Lily Gladstone Boards ‘The Memory Police’ Adaptation From Writer Charlie Kaufman and Director Reed Morano

Lily Gladstone

Fresh off her first Oscar nomination for Martin Scorsese’s Killers of the Flower Moon, Lily Gladstone has landed her next big project. According to The Hollywood Reporter, she will be starring in the Charlie Kaufman-scripted The Memory Police, based on the 1994 science fiction novel by Yoko Ogawa. Reed Morano is directing.

 

The story is described as having tones of Franz Kafka and George Orwell, so having someone like Kaufman at the keyboard is no surprise at all. Martin Scorsese is attached to executive produce, along with Ogawa.
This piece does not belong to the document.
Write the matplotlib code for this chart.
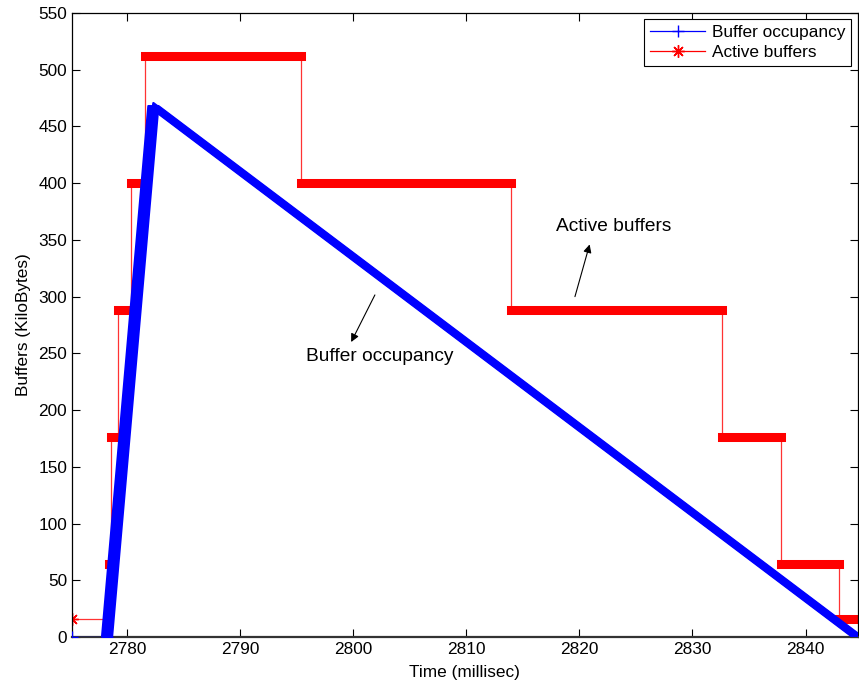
import numpy as np
import matplotlib
matplotlib.use("Agg")
import matplotlib.pyplot as plt
from matplotlib.transforms import offset_copy

plt.rcParams['font.family'] = ['Liberation Sans', 'DejaVu Sans']

# buffer occupancy (KiloBytes) vs time (millisec), break points of the trace
blue_t = [2775.1, 2778.2, 2782.3, 2844.6]
blue_buf = [0, 0, 468, 0]

# active buffers, step levels starting at each time (last entry = end of trace)
red_t = [2775.1, 2778.35, 2778.55, 2779.15, 2780.3, 2781.55, 2795.4, 2813.9, 2832.6, 2837.8, 2843.0, 2844.6]
red_level = [16, 64, 176, 288, 400, 512, 400, 288, 176, 64, 16, 16]

x_ticks = [2780, 2790, 2800, 2810, 2820, 2830, 2840]
y_ticks = np.arange(0, 551, 50)

ASTERISK = (8, 2, 0)
FS = 12.4
FS_NOTE = 13.8

fig = plt.figure(figsize=(8.59, 6.85), dpi=100)
ax = fig.add_axes([72 / 859, 1 - 637 / 685, 785.5 / 859, 624 / 685])

"""
RED: active buffers
"""
ax.step(red_t, red_level, where='post', color='red', lw=0.9, alpha=0.8)
# thick bands where the samples are dense
ax.hlines(red_level[1:-1], red_t[1:-1], red_t[2:], colors='red', lw=6.5,
          capstyle='projecting', zorder=2)
ax.plot(red_t[:1], red_level[:1], ls='none', marker=ASTERISK, color='red',
        ms=9, mew=1)
ax.plot([], [], color='red', lw=0.9, marker=ASTERISK, ms=9, mew=1,
        label='Active buffers')

"""
BLUE: buffer occupancy
"""
ax.plot(blue_t[:2], blue_buf[:2], color='blue', lw=0.9, marker='+', ms=9, zorder=3)
# '+' shaped smear to mimic the densely drawn markers
offsets = [(dx, 0) for dx in np.linspace(-5, 5, 9)] + \
          [(0, dy) for dy in np.linspace(-3, 3, 5)]
for dx, dy in offsets:
    tr = offset_copy(ax.transData, fig, x=dx, y=dy, units='dots')
    ax.plot(blue_t[1:], blue_buf[1:], color='blue', lw=1.6,
            transform=tr, zorder=3, solid_capstyle='butt')
ax.plot([], [], color='blue', lw=0.9, marker='+', ms=9, label='Buffer occupancy')

# annotations
ax.annotate('', xy=(2820.9, 346), xytext=(2819.6, 300),
            arrowprops=dict(arrowstyle='-|>', color='black', lw=0.8,
                            mutation_scale=12, shrinkA=0, shrinkB=0))
ax.text(2823.0, 362, 'Active buffers', fontsize=FS_NOTE, ha='center', va='center')
ax.annotate('', xy=(2799.8, 260), xytext=(2801.9, 301.5),
            arrowprops=dict(arrowstyle='-|>', color='black', lw=0.8,
                            mutation_scale=12, shrinkA=0, shrinkB=0))
ax.text(2802.3, 247, 'Buffer occupancy', fontsize=FS_NOTE, ha='center', va='center')

ax.set_xlim(2775.1, 2844.6)
ax.set_ylim(0, 550)
ax.set_xticks(x_ticks)
ax.set_yticks(y_ticks)
ax.tick_params(axis='both', which='major', labelsize=FS, direction='in',
               top=True, right=True, length=6, width=0.8)
for s in ax.spines.values():
    s.set_linewidth(0.9)
ax.spines['bottom'].set_linewidth(1.6)
ax.spines['bottom'].set_color('#333333')

ax.set_xlabel('Time (millisec)', fontsize=FS, labelpad=6)
ax.set_ylabel('Buffers (KiloBytes)', fontsize=FS, labelpad=5)

handles, labels = ax.get_legend_handles_labels()
leg = ax.legend(handles[::-1], labels[::-1], loc='upper right', fontsize=FS,
                fancybox=False, edgecolor='black', framealpha=1,
                borderaxespad=0.35, handlelength=3.2, borderpad=0.35,
                labelspacing=0.3, handletextpad=0.4)
leg.get_frame().set_linewidth(0.8)

plt.savefig('out.png', dpi=100)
Morano and Margot Hand of Picture Films are producers.

 

The story follows a group of islanders in an unknown location that have been subject to collective amnesia, enforced by an organization known as the Memory Police. In the story, a novelist tries to hide her editor, who can still remember, from said collective, while he tries for her to write a book.

 

Lily Gladstone is now a recognizable face thanks to Scorsese’s Killers of the Flower Moon, and could soon become even harder to get, as she’s one of the two favorites in the Best Actress race (probably the tightest above-the-line category at the Academy Awards), next to Emma Stone.

 

Morano directed the pilot for The Handmaid’s Tale, for which she won Emmy and DGA awards. She also helmed the Sundance hit I Think We’re Alone Now and made her directorial debut (after years as a cinematographer) with 2015’s Meadowland, starring Olivia Wilde.

 

Kaufman has been busy behind the scenes since her 2020 feature I’m Thinking of Ending Things, which proved that Chernobyl‘s Jessie Buckley was here to stay (she’s now an Oscar-nominated actress). He wrote the upcoming Netflix animated film Orion and the Dark. Last year, he said he’d written a film for Ryan Gosling to star in and which he planned to direct, but we’ve heard nothing since. In a post-Barbie world, that project should be able to get financing rather easily, and Gosling is one who likes to experiment with different genres and creators, but the silence on that front is deafening.